Las
playas bonaerenses no tienen arena, ni chiringuitos, ni siquiera tienen agua, más
allá de una manguera vieja con varios remiendos, por donde supura el agua como
suspiros profundos. Las playas bonaerenses aparecen en cada cuadra de cada
barrio y son de precio fijo. Las hay más resguardadas, menos elegantes, con
parasoles y sin ellos, pero todas muestran la misma leyenda pintada en negro
sobre blanco en la pared del fondo; estacionar
de culata.
Si no fuera por estos espacios, por
estos predios amplios y vacíos, sería imposible-lo es de todas maneras-,
conseguir estacionar un coche en el superpoblado Buenos Aires. Durante el día están
atiborrados, por las noches cerradas a cal y canto, dando un tenor fantasmal a
cada esquina de cada barrio. En muchos de ellas, las que quedan vacías los
domingos, porque la gente de la provincia no tiene que venir al centro a
trabajar, se pone una parrilla, y entre vacíos, choripanes y bondiolas, alguien
toca tango o milonga.
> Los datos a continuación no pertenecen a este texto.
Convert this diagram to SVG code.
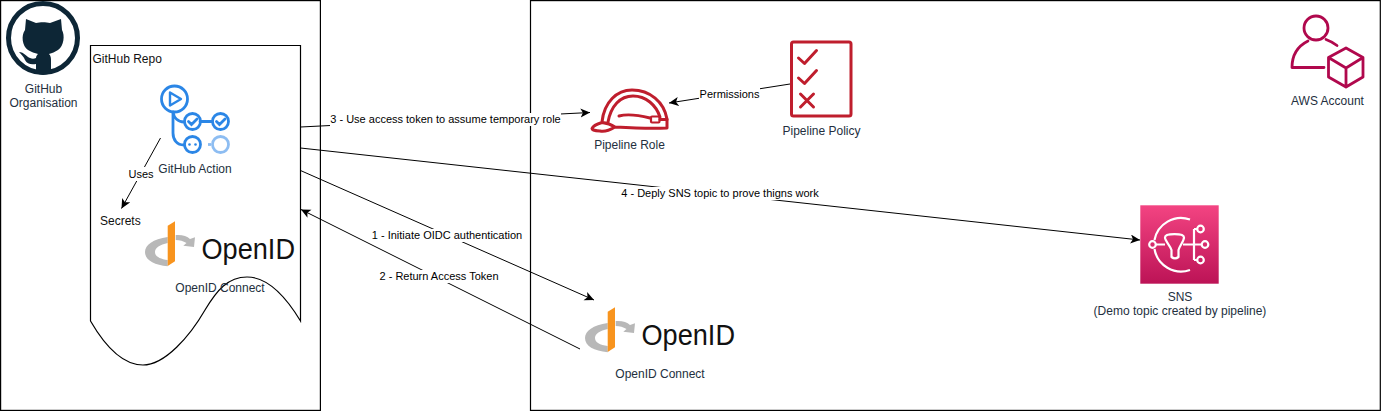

La gente se arremolina y el predio se convierte en lo más
parecido a una fiesta vecinal, a un asado popular que alegra a propios y extraños.
A última hora de la tarde, cuando el sol se pierde a lo lejos, y la oscuridad
se comienza a parapetar en las calles se recoge todo, queda así listo y limpio
para que al día siguiente, cuando aún no haya amanecido, la playa esté de nuevo
lleva de autos y motocicletas. Aparcados todos de culata.